Dass es gänzlich verhindert wurde, feiern die Gewerkschaften als Erfolg. Abgehakt ist es aber nicht: Die Notwendigkeit, ein solches Tarifwerk zu schaffen, bleibe für die Zukunft bestehen, verkündet BDZV-Verhandlungsführer Werner Hundhausen bereits. "Es war unsere Absicht, eine ergänzende Plattform für Berufseinsteiger mit maßvoll abgesenkten Tarifen abzuschließen, in die auch die Onlineredakteure integriert werden sollten", sagte er. "Wir bedauern, dass die Gewerkschaften diesen Weg nicht mitgehen wollten."

Dies lässt für die Zukunft eine Neuauflage des Streits befürchten, wenn den durch das Internet forcierten Auflagen- und Anzeigenverlusten nicht anders begegnet wird. Es kann aber auch sein, dass 2013 und 2014 kein bundesweiter Streik mehr nötig ist, weil der Flächentarif sich weiter auflöst. Immer mehr Verlage verlassen die Tarifbindung, die in Baden-Württemberg zwar 75 Prozent beträgt, andernorts aber kaum noch vorhanden ist. Die Erosion erschwert es den Gewerkschaften, aus dem Abwehrkampf in die Offensive zu kommen. Schon im Frühjahr 2012 wollen sie daher über neue Strategien für 2013 beraten.

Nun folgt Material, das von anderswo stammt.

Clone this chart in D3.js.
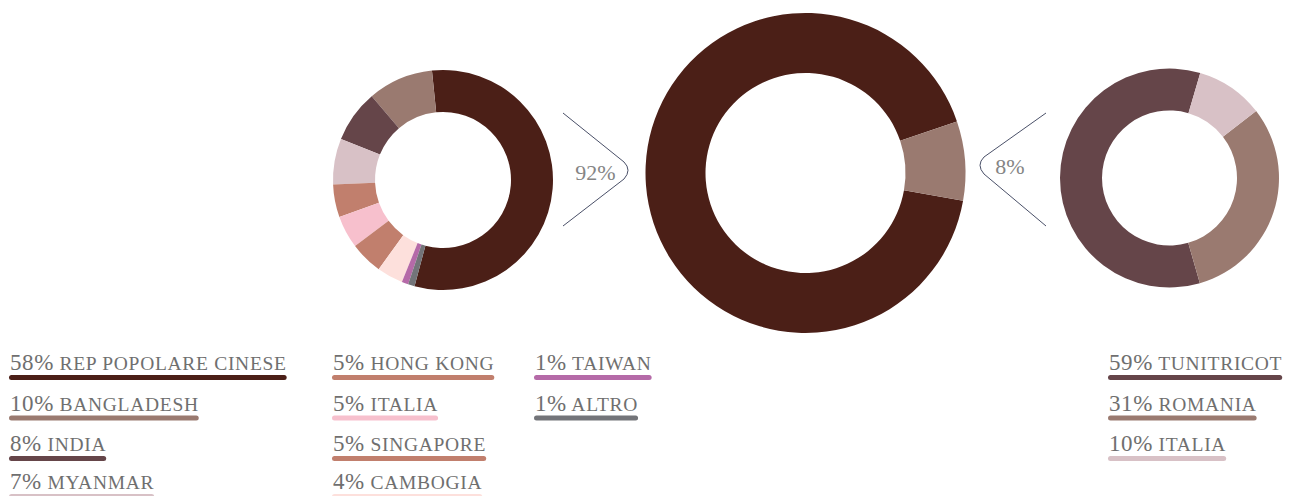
<!DOCTYPE html>
<html>
<head>
<meta charset="utf-8">
<script src="https://cdn.jsdelivr.net/npm/d3@7"></script>
<style>
  html, body { margin: 0; padding: 0; background: #fff; }
  svg { display: block; }
  .lbl { font-family: "Liberation Serif", "Times New Roman", serif; fill: #6f6f6f; }
</style>
</head>
<body>
<svg id="chart" width="1292" height="496"></svg>
<script>
// Country of origin breakdown (left), overall split (centre), second group (right)
const leftNames  = ["REP POPOLARE CINESE", "BANGLADESH", "INDIA", "MYANMAR", "HONG KONG", "ITALIA", "SINGAPORE", "CAMBOGIA", "TAIWAN", "ALTRO"];
const leftValues = [58, 10, 8, 7, 5, 5, 5, 4, 1, 1];
const leftColors = ["#4b1f17", "#9a7a70", "#654549", "#d8c1c6", "#c17f6d", "#f7c0cd", "#c17f6d", "#fde0dc", "#b56aa8", "#737479"];

const midValues = [92, 8];
const midLabels = ["92%", "8%"];
const midColors = ["#4b1f17", "#9a7a70"];

const rightNames  = ["TUNITRICOT", "ROMANIA", "ITALIA"];
const rightValues = [59, 31, 10];
const rightColors = ["#654549", "#9a7a70", "#d8c1c6"];

const svg = d3.select("#chart");
const deg = Math.PI / 180;

// Donut helper: slices run counter-clockwise from the given start angle
function donut(values, colors, cx, cy, rOuter, rInner, startDeg) {
  const pie = d3.pie().sort(null).value(d => d)
    .startAngle(startDeg * deg)
    .endAngle((startDeg - 360) * deg);
  const arc = d3.arc().innerRadius(rInner).outerRadius(rOuter);
  svg.append("g")
    .attr("transform", `translate(${cx},${cy})`)
    .selectAll("path")
    .data(pie(values))
    .join("path")
    .attr("d", arc)
    .attr("fill", (d, i) => colors[i]);
}

donut(leftValues, leftColors, 443, 180, 110, 68, 195);
donut(midValues, midColors, 805.5, 173, 160, 100, 431.2);
donut(rightValues, rightColors, 1169.5, 178, 109.5, 67.5, 376.3);

// Connector chevrons with the share labels
svg.append("path")
  .attr("d", "M563,113 L624,162 Q632,170 624,179 L563,226")
  .attr("fill", "none").attr("stroke", "#4a5068").attr("stroke-width", 1);
svg.append("path")
  .attr("d", "M1046,113 L984,157 Q976,165 984,174 L1046,226")
  .attr("fill", "none").attr("stroke", "#4a5068").attr("stroke-width", 1);

svg.append("text").attr("class", "lbl")
  .attr("x", 595.5).attr("y", 180).attr("text-anchor", "middle")
  .style("font-size", "22px").style("fill", "#858585")
  .text(midLabels[0]);
svg.append("text").attr("class", "lbl")
  .attr("x", 1010).attr("y", 174).attr("text-anchor", "middle")
  .style("font-size", "22px").style("fill", "#858585")
  .text(midLabels[1]);

// Legend entries: percentage + name, underlined with the slice colour
function legendItem(x, y, value, name, color) {
  const t = svg.append("text").attr("class", "lbl")
    .attr("x", x).attr("y", y);
  t.append("tspan").style("font-size", "23px").style("letter-spacing", "0.6px").text(value + "%");
  t.append("tspan").style("font-size", "19.5px").style("letter-spacing", "0.7px").text(" " + name);
  const bb = t.node().getBBox();
  svg.append("rect")
    .attr("x", x - 1).attr("y", y + 5)
    .attr("width", bb.width + 1).attr("height", 5)
    .attr("rx", 2.5)
    .attr("fill", color);
}

const rowY = [370, 410.5, 451, 489];
const colX = [10, 333, 535];
leftValues.forEach((v, i) => {
  const col = Math.floor(i / 4), row = i % 4;
  legendItem(colX[col], rowY[row], v, leftNames[i], leftColors[i]);
});
rightValues.forEach((v, i) => {
  legendItem(1109, rowY[i], v, rightNames[i], rightColors[i]);
});
</script>
</body>
</html>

Mit einer Neuauflage des Streiks ist zu rechnen

Die uneinheitlichen wirtschaftlichen Bedingungen in der Fläche reißen längst auch tiefe Gräben in den Verlegerverband. Bis in die Nacht hinein verfolgten die BDZV-Verhandlungsführer wieder Forderungen, die schon abgeräumt schienen. Dann erst setzten sich die gemäßigten Kräfte gegen die Hardliner aus dem Norden durch. Die Sondierungsgespräche des streikgeplagten Südwest-Verlegerverbandes hatte den Friedensschluss erst möglich gemacht. Von einer "katastrophalen Eigen-PR" ist auf Arbeitgeberseite hinter vorgehaltener Hand die Rede. Es sei ein "Dilemma", wie sich die Branche nach außen dargestellt habe.

Das Tarifabkommen für die Zeitungsredakteure

Gehaltserhöhung: Am 1. Mai 2012 steigen die Gehälter um 1,5 Prozent. Jeweils zum 1. Oktober 2011 und zum 1. Februar 2013 erhalten die Redakteure eine Pauschale in Höhe von 200 Euro. Die Honorare der freien Journalisten sollen zum 1. Oktober 2011 und 1. August 2012 um jeweils zwei Prozent angehoben werden. Die Laufzeit des Gehaltstarifvertrags endet am 31. Juli 2013. Die Online-Redakteure werden nicht in das Tarifwerk eingebunden.

Öffnungsklausel: 2012 und 2013 können die Jahressonderzahlungen (Urlaubsgeld und Weihnachtsgeld) per Betriebsvereinbarung bei „Nachweis einer die Beschäftigung gefährdenden wirtschaftlichen Situation“ um maximal die Hälfte eines Monatsgehalts verkürzt werden, sofern auf betriebsbedingte Kündigungen verzichtet wird. Bei tieferen Einschnitten, sollten sie wirtschaftlich notwendig sein, müssen die Gewerkschaften zustimmen.

Berufseinsteiger: Ein abgesenktes „Tarifwerk II“ für neu einzustellende Redakteure wurde verhindert. Die Verleger hatten zuletzt gefordert, dass diese im ersten Jahr 3000 Euro (bis jetzt 2987 Euro) bekommen sollten, vom fünften Jahr an 3300 Euro (3467 und 4000) und vom zehnten Berufsjahr an 4200 Euro (4401 Euro). Ursprünglich wollten sie noch weiter absenken und insgesamt bis zu 25 Prozent bei den Jungredakteuren einsparen.